Now let’s shift over to the Internet of Things (IOT). The plural “things” is critical. We are talking about many as yet undefined things. Each of these things will be spewing data. Let’s drill into what kind of data we can expect, independent of what the things might be:

  • Operational and Health Data – If you expect something connected to the Internet to provide you value as result of that connection, the device and its connection must work. Look at the trouble companies have keeping their online systems working properly all of the time (when was the last time you were on a slow web site?). When was the last time you restarted your phone because it became slow or unresponsive? Are you looking forward to restarting your thermostat, toaster, or oven when they do not work? To address and prevent these problems massive streams of systems management data will need to be collected and continuously analyzed.
  • User Experience Data – This is data about how users interact with these devices and most importantly how these devices respond to their users. Within each Internet connected Thing will be one or more “apps” that control the interaction of that device with its users. This is “systems management” data in that it is typically collected by the same kinds of management software that collect the operational and health data. But it is also data that is of enormous business value like…
  • Business Data – In today’s Internet, business data is well understood. It’s almost always related to commerce in some form. It is business transaction data about how suppliers, partners, vendors and consumers interact with each other. With IOT we will face reams and many new types of business data. The temperature at which thermostats are set. The electricity used by the average oven per day. All of the attributes of where your car went on its trips for that day.
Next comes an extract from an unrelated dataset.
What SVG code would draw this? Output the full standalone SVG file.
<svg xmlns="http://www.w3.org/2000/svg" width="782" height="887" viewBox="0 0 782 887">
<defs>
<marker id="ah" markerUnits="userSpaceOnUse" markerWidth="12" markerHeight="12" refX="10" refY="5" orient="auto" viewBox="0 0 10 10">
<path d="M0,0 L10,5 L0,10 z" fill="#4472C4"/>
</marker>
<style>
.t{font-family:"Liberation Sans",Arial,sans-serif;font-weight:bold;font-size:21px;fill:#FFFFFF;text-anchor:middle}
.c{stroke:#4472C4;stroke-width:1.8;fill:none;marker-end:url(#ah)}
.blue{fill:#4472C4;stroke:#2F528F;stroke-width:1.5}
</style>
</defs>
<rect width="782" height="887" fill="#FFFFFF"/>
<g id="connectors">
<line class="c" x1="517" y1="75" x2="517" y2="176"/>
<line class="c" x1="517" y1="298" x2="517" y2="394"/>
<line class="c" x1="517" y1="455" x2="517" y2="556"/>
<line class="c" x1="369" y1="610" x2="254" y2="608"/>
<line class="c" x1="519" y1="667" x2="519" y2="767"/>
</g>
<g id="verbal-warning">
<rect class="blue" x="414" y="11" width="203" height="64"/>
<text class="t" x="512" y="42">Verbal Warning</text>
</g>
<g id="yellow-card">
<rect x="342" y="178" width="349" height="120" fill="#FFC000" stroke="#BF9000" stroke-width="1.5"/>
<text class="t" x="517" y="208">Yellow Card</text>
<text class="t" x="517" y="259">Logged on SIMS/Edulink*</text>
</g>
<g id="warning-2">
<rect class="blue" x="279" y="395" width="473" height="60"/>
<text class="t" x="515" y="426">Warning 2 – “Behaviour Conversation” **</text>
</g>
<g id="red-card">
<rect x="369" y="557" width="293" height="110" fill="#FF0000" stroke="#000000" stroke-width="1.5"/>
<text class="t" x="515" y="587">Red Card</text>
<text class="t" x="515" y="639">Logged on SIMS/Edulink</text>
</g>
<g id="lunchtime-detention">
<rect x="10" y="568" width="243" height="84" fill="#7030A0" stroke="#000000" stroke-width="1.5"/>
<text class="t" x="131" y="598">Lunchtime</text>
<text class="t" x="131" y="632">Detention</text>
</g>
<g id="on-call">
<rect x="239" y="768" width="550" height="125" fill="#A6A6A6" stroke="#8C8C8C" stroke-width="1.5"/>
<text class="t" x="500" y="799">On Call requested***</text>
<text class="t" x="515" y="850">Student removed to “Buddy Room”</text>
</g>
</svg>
How Does This Change Big Data?

To date big data has focused upon two primary use cases. The first is batch business data. This is data collected on a periodic basis (monthly, quarterly), analyzed with batch analytics and returned in the form of reports that allow the business to make better decisions about products, pricing, messaging, targeting of consumers, and purchasing.
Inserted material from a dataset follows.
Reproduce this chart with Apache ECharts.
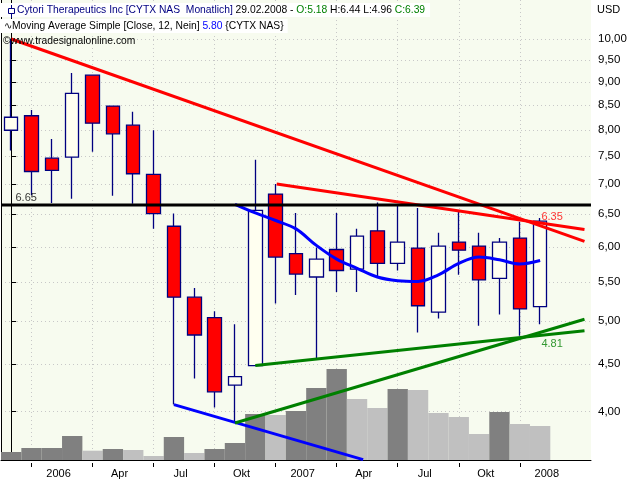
<!DOCTYPE html>
<html><head><meta charset="utf-8">
<script src="https://cdn.jsdelivr.net/npm/echarts@6/dist/echarts.min.js"></script>
<style>html,body{margin:0;padding:0;background:#fff}#c{width:640px;height:480px}</style>
</head><body><div id="c"></div>
<script>
// ---- data (monthly, Dec 2005 .. Feb 2008, plus two empty months) ----
const months = ['Dez','2006','Feb','Mär','Apr','Mai','Jun','Jul','Aug','Sep','Okt','Nov',
  'Dez','2007','Feb','Mär','Apr','Mai','Jun','Jul','Aug','Sep','Okt','Nov',
  'Dez','2008','Feb','Mär','Apr'];
const opens  = [7.99,8.28,7.46,7.48,9.15,8.48,8.09,7.17,6.31,5.30,5.04,4.27,
  4.48,6.83,5.90,5.57,5.96,5.68,6.24,5.76,5.98,5.11,6.07,6.01,5.55,6.13,5.18];
const highs  = [10.00,8.40,7.82,9.20,9.15,8.48,8.36,7.99,6.51,5.42,5.12,4.96,
  7.43,7.00,6.52,5.99,6.52,6.27,6.69,6.65,6.60,6.21,6.55,6.21,6.13,6.38,6.44];
const lows   = [7.60,6.81,6.68,6.75,7.58,6.80,6.67,6.27,4.07,4.34,4.04,3.89,
  4.48,5.22,5.33,4.56,5.37,5.37,5.57,5.66,4.86,5.03,5.60,4.94,5.08,4.82,4.96];
const closes = [8.25,7.22,7.24,8.75,8.13,7.92,7.18,6.51,5.30,4.83,4.20,4.36,
  6.56,5.85,5.61,5.82,5.66,6.16,5.76,6.07,5.19,6.01,5.95,5.53,6.07,5.15,6.39];
const volumes = [80,120,120,240,93,110,100,40,230,70,110,170,
  460,450,490,720,910,610,520,710,700,470,430,260,480,360,340];
const maValues = [null,null,null,null,null,null,null,null,null,null,null,6.66,
  6.52,6.40,6.27,6.02,5.82,5.69,5.57,5.52,5.51,5.60,5.76,5.85,5.81,5.75,5.80];
const priceTicks = [4,4.5,5,5.5,6,6.5,7,7.5,8,8.5,9,9.5,10];
const gridMonths = [1,4,7,10,13,16,19,22,25];
const redLong   = [[0,10.00],[28.18,6.08]];
const redShort  = [[13.05,7.00],[28.18,6.26]];
const blueLow   = [[8,4.07],[17.3,3.555]];
const greenFlat = [[12,4.48],[28.18,4.88]];
const greenSteep= [[11,3.89],[28.18,5.02]];
const resistance = 6.65;
const priceLabels = [
  {idx:0, price:6.65, text:'6.65', color:'#000000', dx:15, dy:-7},
  {idx:26, price:6.35, text:'6.35', color:'#ff0000', dx:12, dy:-7},
  {idx:26, price:4.81, text:'4.81', color:'#008000', dx:12, dy:7}
];
const maLast = 5.80;

// ---- build ----
const L = v => (v == null ? null : Math.log10(v));
const FONT = 'Liberation Sans';
const HF = 10.3;
const last = opens.length - 1;
const fmt = v => v.toFixed(2);
const candleData = opens.map((o,i) => [L(o), L(closes[i]), L(lows[i]), L(highs[i])]);
const volData = volumes.map((v,i) => ({
  value: v,
  itemStyle: {color: (i === 0 || v >= volumes[i-1]) ? '#808080' : '#c0c0c0'}
}));
const seg = a => a.map(p => [p[0], L(p[1])]);
const tickFn = idx => idx % 3 === 1 && idx <= last;

const chart = echarts.init(document.getElementById('c'), null, {renderer:'canvas'});
const lineSeries = (name, pts, color) => ({
  name, type:'line', xAxisIndex:1, yAxisIndex:0, data: seg(pts),
  symbol:'none', lineStyle:{color, width:3}, silent:true, z:5, animation:false
});
const rs = c => ({color:c, fontSize:HF, fontFamily:FONT});

chart.setOption({
  animation:false,
  backgroundColor:'#ffffff',
  textStyle:{fontFamily:FONT},
  title:[
    {left:0, top:3, padding:[2,5,2,17], backgroundColor:'#ffffff',
      text:'{n|Cytori Therapeutics Inc [CYTX NAS  Monatlich]}{k| 29.02.2008 - }{g|O:'+fmt(opens[last])+'}{k| H:'+fmt(highs[last])+' L:'+fmt(lows[last])+' }{g|C:'+fmt(closes[last])+'}',
      textStyle:{fontSize:HF, fontWeight:'normal', fontFamily:FONT, color:'#000',
        rich:{n:rs('#000080'),k:rs('#000000'),g:rs('#008000')}}},
    {left:0, top:19, padding:[2,4,2,4], backgroundColor:'#ffffff',
      text:'{k|\u223FMoving Average Simple [Close, 12, Nein] }{b|'+fmt(maLast)+'} {CYTX NAS}',
      textStyle:{fontSize:HF, fontWeight:'normal', fontFamily:FONT, color:'#000',
        rich:{k:rs('#000000'),b:rs('#0000ff')}}},
    {left:3, top:36, padding:0, text:'\u00A9www.tradesignalonline.com',
      textStyle:{fontSize:HF, fontWeight:'normal', fontFamily:FONT, color:'#000'}},
    {left:597, top:4, padding:0, text:'USD',
      textStyle:{fontSize:11, fontWeight:'normal', fontFamily:FONT, color:'#000'}}
  ],
  graphic:[
    {type:'line', shape:{x1:11.5,y1:5,x2:11.5,y2:18}, style:{stroke:'#000080',lineWidth:1}, z:100},
    {type:'rect', shape:{x:8.5,y:8.5,width:6,height:5}, style:{fill:'#ffffff',stroke:'#000080',lineWidth:1}, z:101}
  ],
  grid:{left:1, right:49, top:0, bottom:20, show:true, backgroundColor:'#f7fbef', borderWidth:0, containLabel:false},
  xAxis:[
    {type:'category', data:months, boundaryGap:true, position:'bottom',
      axisLine:{show:true, lineStyle:{color:'#000',width:1}},
      axisTick:{show:false},
      axisLabel:{interval:tickFn, color:'#000', fontSize:11, fontFamily:FONT, margin:8, padding:[0,0,0,54]},
      splitLine:{show:false}},
    {type:'value', min:-0.5, max:28.5, position:'top', show:true,
      axisLine:{show:false}, axisLabel:{show:false},
      axisTick:{show:false, customValues:gridMonths},
      splitLine:{show:true, lineStyle:{color:'#c8c8c8', type:[1,3], width:1}}},
    {type:'category', data:months, boundaryGap:true, position:'bottom', offset:3,
      axisLine:{show:false},
      axisTick:{show:true, interval:tickFn, alignWithLabel:true, length:4, lineStyle:{color:'#000'}},
      axisLabel:{show:false}, splitLine:{show:false}}
  ],
  yAxis:[
    {type:'value', position:'right', min:1 - 421/936.5, max:1 + 39/936.5,
      axisLine:{show:true, lineStyle:{color:'#000',width:1}},
      axisTick:{show:true, length:5, lineStyle:{color:'#000'}, customValues:priceTicks.map(L)},
      axisLabel:{show:true, customValues:priceTicks.map(L), color:'#000', fontSize:11.5, fontFamily:FONT, margin:7,
        formatter: v => Math.pow(10, v).toFixed(2).replace('.', ',')},
      splitLine:{show:true, lineStyle:{color:'#c8c8c8', type:[1,3], width:1}}},
    {type:'value', position:'left', min:0, max:4600,
      axisLine:{show:true, lineStyle:{color:'#000',width:1}},
      axisTick:{show:false}, axisLabel:{show:false}, splitLine:{show:false}}
  ],
  series:[
    {name:'Volume', type:'bar', xAxisIndex:0, yAxisIndex:1, data:volData, barCategoryGap:'0%', silent:true, z:1},
    {name:'CYTX', type:'candlestick', xAxisIndex:0, yAxisIndex:0, data:candleData, barWidth:14, z:3,
      itemStyle:{color:'#fffff0', color0:'#ff0000', borderColor:'#000080', borderColor0:'#000080', borderWidth:1.3}},
    {name:'MA12', type:'line', xAxisIndex:0, yAxisIndex:0, data:maValues.map(L), smooth:0.35, symbol:'none',
      lineStyle:{color:'#0000ff', width:3}, z:4, connectNulls:false},
    lineSeries('redLong', redLong, '#ff0000'),
    lineSeries('redShort', redShort, '#ff0000'),
    lineSeries('blueLow', blueLow, '#0000ff'),
    lineSeries('greenFlat', greenFlat, '#008000'),
    lineSeries('greenSteep', greenSteep, '#008000'),
    lineSeries('resistance', [[-0.5, resistance],[28.5, resistance]], '#000000'),
    {name:'labels', type:'scatter', xAxisIndex:1, yAxisIndex:0, symbolSize:0, silent:true, z:6,
      data: priceLabels.map(p => ({value:[p.idx, L(p.price)],
        label:{show:true, position:'inside', formatter:p.text, color:p.color, fontSize:11, fontFamily:FONT, offset:[p.dx,p.dy]}}))}
  ]
});
</script></body></html>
The second is in the realm of systems management and this is log data. Streams of log data are being collected and stored in various types of log management back ends. While many of these streams of logs are being collected on a continuous basis, analysis of these logs is only done with after the fact ad hoc queries. So the user of the log based system has to both know what they are looking for and know how to form the appropriate query.
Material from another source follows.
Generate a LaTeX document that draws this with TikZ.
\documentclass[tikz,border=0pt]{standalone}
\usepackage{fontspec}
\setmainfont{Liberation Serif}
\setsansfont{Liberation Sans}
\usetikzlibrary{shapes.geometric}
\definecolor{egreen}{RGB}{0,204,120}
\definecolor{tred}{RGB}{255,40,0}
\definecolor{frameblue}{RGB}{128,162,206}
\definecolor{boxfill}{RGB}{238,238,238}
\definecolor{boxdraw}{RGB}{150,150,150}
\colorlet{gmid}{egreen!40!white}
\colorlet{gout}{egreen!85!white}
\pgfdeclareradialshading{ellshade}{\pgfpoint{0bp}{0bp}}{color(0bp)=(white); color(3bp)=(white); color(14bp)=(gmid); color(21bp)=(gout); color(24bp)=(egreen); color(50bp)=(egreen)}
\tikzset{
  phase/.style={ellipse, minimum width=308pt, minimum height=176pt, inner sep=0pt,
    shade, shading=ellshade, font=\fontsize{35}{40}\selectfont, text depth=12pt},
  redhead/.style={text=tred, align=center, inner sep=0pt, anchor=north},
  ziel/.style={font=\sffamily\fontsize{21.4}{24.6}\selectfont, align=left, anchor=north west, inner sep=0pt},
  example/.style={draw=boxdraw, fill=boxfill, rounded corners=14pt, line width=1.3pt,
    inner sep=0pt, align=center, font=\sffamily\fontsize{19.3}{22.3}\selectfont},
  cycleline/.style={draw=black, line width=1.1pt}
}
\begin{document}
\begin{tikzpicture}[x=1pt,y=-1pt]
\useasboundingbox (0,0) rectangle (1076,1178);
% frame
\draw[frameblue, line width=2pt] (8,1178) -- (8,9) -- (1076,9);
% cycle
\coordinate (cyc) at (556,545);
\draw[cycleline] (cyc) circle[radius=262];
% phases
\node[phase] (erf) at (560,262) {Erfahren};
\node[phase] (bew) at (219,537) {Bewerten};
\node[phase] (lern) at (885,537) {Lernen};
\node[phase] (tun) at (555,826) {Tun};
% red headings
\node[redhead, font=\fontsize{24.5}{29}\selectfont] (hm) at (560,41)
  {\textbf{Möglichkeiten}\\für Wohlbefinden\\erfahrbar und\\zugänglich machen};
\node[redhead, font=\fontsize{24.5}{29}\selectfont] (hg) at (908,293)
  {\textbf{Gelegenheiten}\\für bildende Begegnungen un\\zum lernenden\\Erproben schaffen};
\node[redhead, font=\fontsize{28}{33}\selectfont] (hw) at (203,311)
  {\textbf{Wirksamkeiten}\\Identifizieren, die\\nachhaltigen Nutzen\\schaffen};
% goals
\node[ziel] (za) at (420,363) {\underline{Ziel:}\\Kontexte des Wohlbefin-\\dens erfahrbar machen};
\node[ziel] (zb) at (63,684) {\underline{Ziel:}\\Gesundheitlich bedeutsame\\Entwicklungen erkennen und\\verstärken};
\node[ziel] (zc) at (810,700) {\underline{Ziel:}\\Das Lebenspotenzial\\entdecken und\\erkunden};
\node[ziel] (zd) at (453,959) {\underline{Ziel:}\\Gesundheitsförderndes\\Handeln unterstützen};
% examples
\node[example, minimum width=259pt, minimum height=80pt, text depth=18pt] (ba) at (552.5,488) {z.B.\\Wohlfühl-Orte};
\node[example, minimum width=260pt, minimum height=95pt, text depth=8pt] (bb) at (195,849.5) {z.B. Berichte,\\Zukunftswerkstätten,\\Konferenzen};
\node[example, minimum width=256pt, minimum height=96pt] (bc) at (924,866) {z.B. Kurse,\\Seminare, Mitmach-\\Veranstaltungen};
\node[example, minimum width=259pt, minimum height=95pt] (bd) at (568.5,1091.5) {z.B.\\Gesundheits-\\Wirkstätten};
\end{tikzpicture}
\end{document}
Both modern online application systems and the forthcoming Internet of Things share some attributes that require a completely different approach to big data:

  • Streams of Metrics – A modern online application system produces streams of metrics starting with the response time (user experience) data, and including data about how all layers of the software and hardware that support that interaction are behaving. Similarly and Internet connected device is going to produce streams of data periodically as it transmits its status, and a stream every time it interacts with a human or another Internet connected device.
  • Streams of Relationships – In a modern online application system, a transaction of interest is related to the Java virtual machine in which it runs, the operating system upon which the JVM runs, the virtualized hardware where the operating system runs and then the entire virtualized and physical infrastructure (down to the spindle on the hard disk) that support that transaction. Similarly, for every interaction between an Internet connected device and a human or another device, there will be a commensurate set of relationships.
  • Streams of State – Most enterprises have Configuration Management Databases (CMDB’s). These were intended to store the current state of the entire software and hardware environment of the enterprise. But now online systems change too rapidly for CMDB’s to be kept up to date – relegating them to a “ghetto” of worse-than-useless legacy technologies. The Internet of Things is going to exponentially increase both the number of things for which state needs to be understood and stored, and the rate at which state changes across these devices.

IOT Means New Requirements for Big Data

The existing approaches to big data, respectively focused upon log analysis and batch processing of business data with technologies like Hadoop are completely inadequate when it comes to being able to process streams of metrics, streams of relationships, and streams of state in real time. Process means the ability to ingest these streams as they arrive, continuously perform operations on these streams to add value (perspective, context) to the data, and then transform the resultant data and relationships into forms useful to people using market-leading query and visualization tools.

This directly leads to the need for the following new approaches to big data:

  • Data “Pushed” not “Pulled” – Today most of the data that is “collected” into big data back ends is collected by having someone or something query the data from its source. Smart phones broke this paradigm as it is impossible to query billions of smart phones and ask them for their data. In this new world it must become the responsibility of each end device to provide or push its data into the new real time back end for these metrics, relationships and state. All systems management software that relies upon querying things for data is now legacy software unsuited for the modern world. The modern data collection paradigm needs to be based upon streams of data pushed from each device to a back end that is capable of ingesting them all in real time and processing them all in real time.
  • Data Collection In Real-Time – Legacy systems management products collect data at best every 5 minutes and many collect data as infrequently as hourly. This leaves too much time in between when something bad happens and the management system doesn’t about it. Modern data collection needs to be real-time and continuous.
  • Comprehensive Data Collection – Because legacy management systems cannot deal with volumes of data, they pursue “sparse” approaches to data collection that sample and that fail to collect data comprehensively across all of the aspects of the software and hardware systems that support an end user, a device or a “thing. Modern data collection needs to comprehensively collect data from every layer of the hardware and software ecosystem that supports an interaction or a transaction.
  • Open Multi-Vendor Data Collection – The diversity in the sources of new management data is too great for any single vendor to stand a chance of collecting everything, or even of collecting all of the metrics, relationships and states the pertain to even a single set of interactions or transaction. The pace of innovation is simply too fast for any one vendor to be able to keep up. Therefore only an approach that recognizes that there will be many sources of data and many vendors who specialize in collecting various types of data will succeed.
  • Relationships Established at Ingest Time – It is impossible to know ahead of time, and to be able to plan ahead of time for how future streams of data will be related to existing streams of data. Therefore these relationships must be established at the time that each new stream of metrics and state are added into the system. All previous attempts to pre-define a model of an environment, like the Common Information Model (CIM) of computing are now invalid since anything defined by a committee cannot keep up with the pace of innovation in these new environments.
  • No More Extract, Transform and Load (ETL) – Data needs to arrive in real time (no extract) and be stored in a useful form on a continuous basis (no more Load). Instead streaming ingest, coupled with continuous and real time transformation, and streaming writes of the resulting useful data needs to replace the “Excruciating – Torture – Lose” paradigm.

IoT Signals a New Approach to Data Management

Both modern online systems and the forthcoming Internet of Things require a completely different approach to collecting data, processing data, and making this data useful to users and analysts. Real-time streaming combined with continuous transformation needs to replace existing batch processes. Single vendor approaches needs to be replaced by an ecosystem of vendors that can collectively keep pace with the pace of innovation.